Ah comfort. That warm blanket which is so effortless to draw up around us to shroud ourselves in the lazy pastime of assuming if we ignore the problem, it will surely go away. Or to even keep the pain we've so long identified with its now a part of our identity, intact.

Herein lies the crux, the everything about everything.

Most people don't care to think critically.

I was shocked by an epiphany I had concerning something I feel strongly about, that being not ever denying anyone their opinion. But if I am going to live by my own rules, I must certainly incorporate new information as it becomes available if I expect others to afford me the same courtesy. So here it goes:

If I arrive at my opinion through critical thinking and someone else arrives at their opinion though cognitive distortion, does that make their opinion wrong?

I am a critical thinker.

Its what I do.

Its what defines me.

Part time lover. Part time dreamer. Full time me.

`The process of being open-minded is tied to not judging, being flexible, learning, letting go of attachment. Those who can change their minds can change everything.`*




Comments:


Jobu
jobu121 at 2012-05-19 14:36 (UTC) (Link)
Great post - I am unable to argue with you at all. For I am as you in the thinking and open-minded process.

Bravo my friend, Bravo.
- Let me know when you are down McKinney way again.
ehowton
ehowton at 2012-05-21 21:30 (UTC) (Link)
Thanks.

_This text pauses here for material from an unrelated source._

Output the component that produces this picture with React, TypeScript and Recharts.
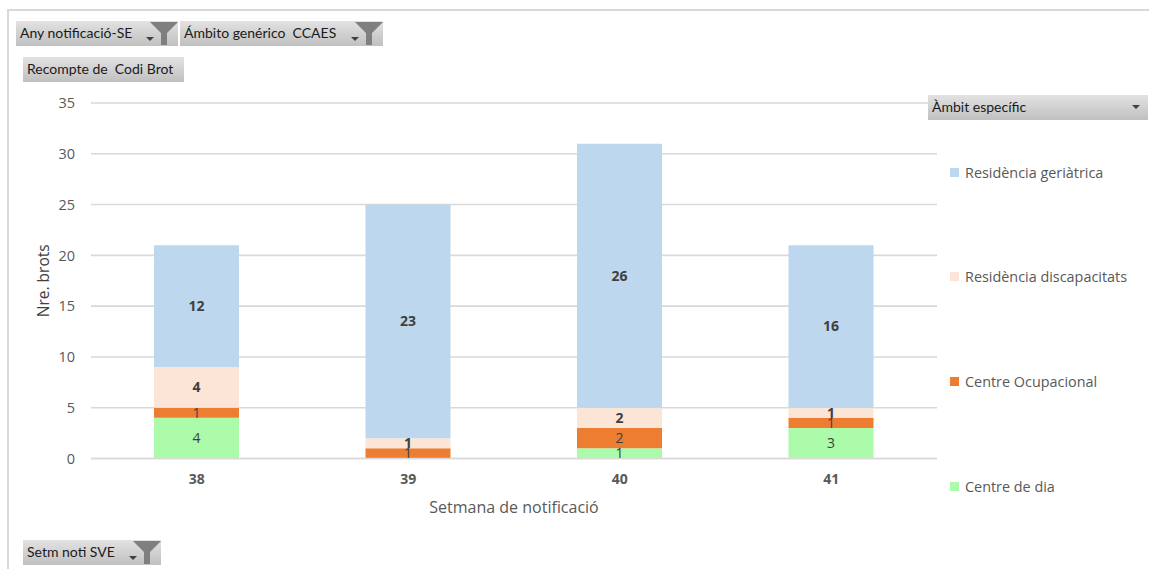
import React from "react";
import { BarChart, Bar, XAxis, YAxis, CartesianGrid, LabelList, Legend, Label } from "recharts";

const weeks = ["38", "39", "40", "41"];
const centreDia = [4, 0, 1, 3];
const centreOcupacional = [1, 1, 2, 1];
const residenciaDiscapacitats = [4, 1, 2, 1];
const residenciaGeriatrica = [12, 23, 26, 16];
const yTicks = [0, 5, 10, 15, 20, 25, 30, 35];

const rows = weeks.map((week, i) => ({
  week,
  dia: centreDia[i],
  ocupacional: centreOcupacional[i],
  discapacitats: residenciaDiscapacitats[i],
  geriatrica: residenciaGeriatrica[i],
}));

const seriesList = [
  { key: "dia", name: "Centre de dia", color: "#ABFBAB", bold: false },
  { key: "ocupacional", name: "Centre Ocupacional", color: "#ED7D31", bold: false },
  { key: "discapacitats", name: "Residència discapacitats", color: "#FBE5D6", bold: true },
  { key: "geriatrica", name: "Residència geriàtrica", color: "#BDD7EE", bold: true },
];

const FONT = "'Open Sans', sans-serif";
const BTN_FONT = "Lato, sans-serif";

function Funnel() {
  return (
    <svg width={28} height={24} style={{ position: "absolute", right: 0, top: 0 }}>
      <polygon points="0,1 28,1 17,12 17,24 11,24 11,12" fill="#7f7f7f" />
    </svg>
  );
}

function Arrow({ right, bottom }: { right: number; bottom: number }) {
  return (
    <svg width={8} height={5} style={{ position: "absolute", right, bottom }}>
      <polygon points="0,0 8,0 4,4" fill="#404040" />
    </svg>
  );
}

function PivotButton(props: {
  text: string; left: number; top: number; width: number; filter?: boolean; arrowRight?: number; arrowBottom?: number;
}) {
  return (
    <div
      style={{
        position: "absolute", left: props.left, top: props.top, width: props.width, height: 25,
        background: "linear-gradient(#e2e2e2, #c0c0c0)", color: "#1a1a1a",
        fontFamily: BTN_FONT, fontSize: 14, lineHeight: "24px", paddingLeft: 4,
        boxSizing: "border-box", whiteSpace: "pre", overflow: "hidden",
      }}
    >
      {props.text}
      {props.arrowRight !== undefined && <Arrow right={props.arrowRight} bottom={props.arrowBottom ?? 4} />}
      {props.filter && <Funnel />}
    </div>
  );
}

function LegendBox(props: any) {
  const payload = props.payload || [];
  const items = [...seriesList].reverse().map((s) => payload.find((p: any) => p.value === s.name)).filter(Boolean);
  return (
    <div style={{ position: "relative", width: 200, height: 340 }}>
      {items.map((it: any, i: number) => (
        <div
          key={it.value}
          style={{
            position: "absolute", left: 0, top: i * 104.7, display: "flex", alignItems: "center",
            fontFamily: FONT, fontSize: 14.4, color: "#595959", whiteSpace: "nowrap", height: 20,
          }}
        >
          <span style={{ width: 9, height: 9, background: it.color, marginRight: 6, display: "inline-block" }} />
          {it.value}
        </div>
      ))}
    </div>
  );
}

export default function App() {
  return (
    <div style={{ position: "absolute", left: 0, top: 0, width: 1149, height: 569, overflow: "hidden", background: "#fff" }}>
      <div style={{ position: "absolute", left: 7, top: 9, width: 1142, height: 560, borderLeft: "2px solid #d9d9d9", borderTop: "2px solid #d9d9d9", boxSizing: "border-box" }} />
      <BarChart
        width={1149}
        height={569}
        data={rows}
        margin={{ top: 103, right: 12, bottom: 80.5, left: 41 }}
        style={{ position: "absolute", left: 0, top: 0 }}
      >
        <CartesianGrid horizontal vertical={false} stroke="#d9d9d9" strokeWidth={1.6} />
        <XAxis
          dataKey="week"
          height={30}
          tickLine={false}
          axisLine={{ stroke: "#d9d9d9", strokeWidth: 1.6 }}
          tickMargin={10}
          tick={{ fontFamily: FONT, fontSize: 14, fontWeight: 700, fill: "#595959" }}
        >
          <Label value="Setmana de notificació" position="bottom" offset={13} style={{ fontFamily: FONT, fontSize: 16, fill: "#595959" }} />
        </XAxis>
        <YAxis
          width={50}
          domain={[0, 35]}
          ticks={yTicks}
          tickLine={false}
          axisLine={false}
          tickMargin={10}
          tick={{ fontFamily: FONT, fontSize: 14.5, fill: "#595959" }}
        >
          <Label value="Nre. brots" angle={-90} position="left" offset={-2} style={{ fontFamily: FONT, fontSize: 15.5, fill: "#404040", textAnchor: "middle" }} />
        </YAxis>
        <Legend
          layout="vertical"
          verticalAlign="top"
          align="right"
          content={<LegendBox />}
          wrapperStyle={{ left: 950, top: 162, width: 200 }}
        />
        {seriesList.map((s) => (
          <Bar key={s.key} dataKey={s.key} name={s.name} stackId="a" fill={s.color} barSize={85} isAnimationActive={false}>
            <LabelList
              dataKey={s.key}
              position="center"
              formatter={(v: any) => (v ? v : "")}
              style={{ fontFamily: FONT, fontSize: 14, fontWeight: s.bold ? 700 : 400, fill: "#404040" }}
            />
          </Bar>
        ))}
      </BarChart>
      <PivotButton text="Any notificació-SE" left={16} top={21} width={162} filter arrowRight={24} />
      <PivotButton text="Ámbito genérico  CCAES" left={180} top={21} width={203} filter arrowRight={24} />
      <PivotButton text="Recompte de  Codi Brot" left={23} top={57} width={161} />
      <PivotButton text="Àmbit específic" left={928} top={95} width={220} arrowRight={8} arrowBottom={10} />
      <PivotButton text="Setm noti SVE" left={23} top={540} width={138} filter arrowRight={24} />
    </div>
  );
}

Will do.
slchurchman at 2012-05-19 14:37 (UTC) (Link)
As a subnote to your wonderful essay on critical thinking, I wished to comment on the fact that these skills have long been part of elementary education curriculum, starting in kindergarten. Normally they are taught as part of reading instruction. Some skills really stressed in the lower grades are being able to sequence, find patterns,summarize, draw conclusions, compare and contrast, cause and effect, and making predictions. In the higher grades students are taught to organize information, analyze data, test, and evalutate information. The difference in fact and opinion are also taught.

It is not that people have not been exposed to this type of thinking. But, I'm left with a possibility of at least 2 conclusions. One schools are not doing a good job of this (although, I've seen students do this on a daily basis when it comes to reading). Or two being able to apply these skills in reading does not transfer to ones' personal life. There may be something to be said for going through life's experiences in order to transition from reading to life.
Michelle1963
michelle1963 at 2012-05-22 02:37 (UTC) (Link)
I suspect with the right combination of stressors, everyone has fallen into cognitive distortive thinking at one time or another. Critical thinking skills allows one to reason his/her way through it.

That said, I have run into people that regularly fall into the trap of viewing life through the lens of cognitive distortion. It's a very distressing state of being both for the one drowning in inaccurate thinking and those around him or her. High emotion, high drama, lots of negativity. Not fun.

Excellent subject and great a great comparison. I'll shall be re-reading this.
ehowton
ehowton at 2012-05-22 02:51 (UTC) (Link)
Thanks. This was a rather complex subject to objectify. Now that I've spent a few days assimilating my conclusions, I have more to say on the subject.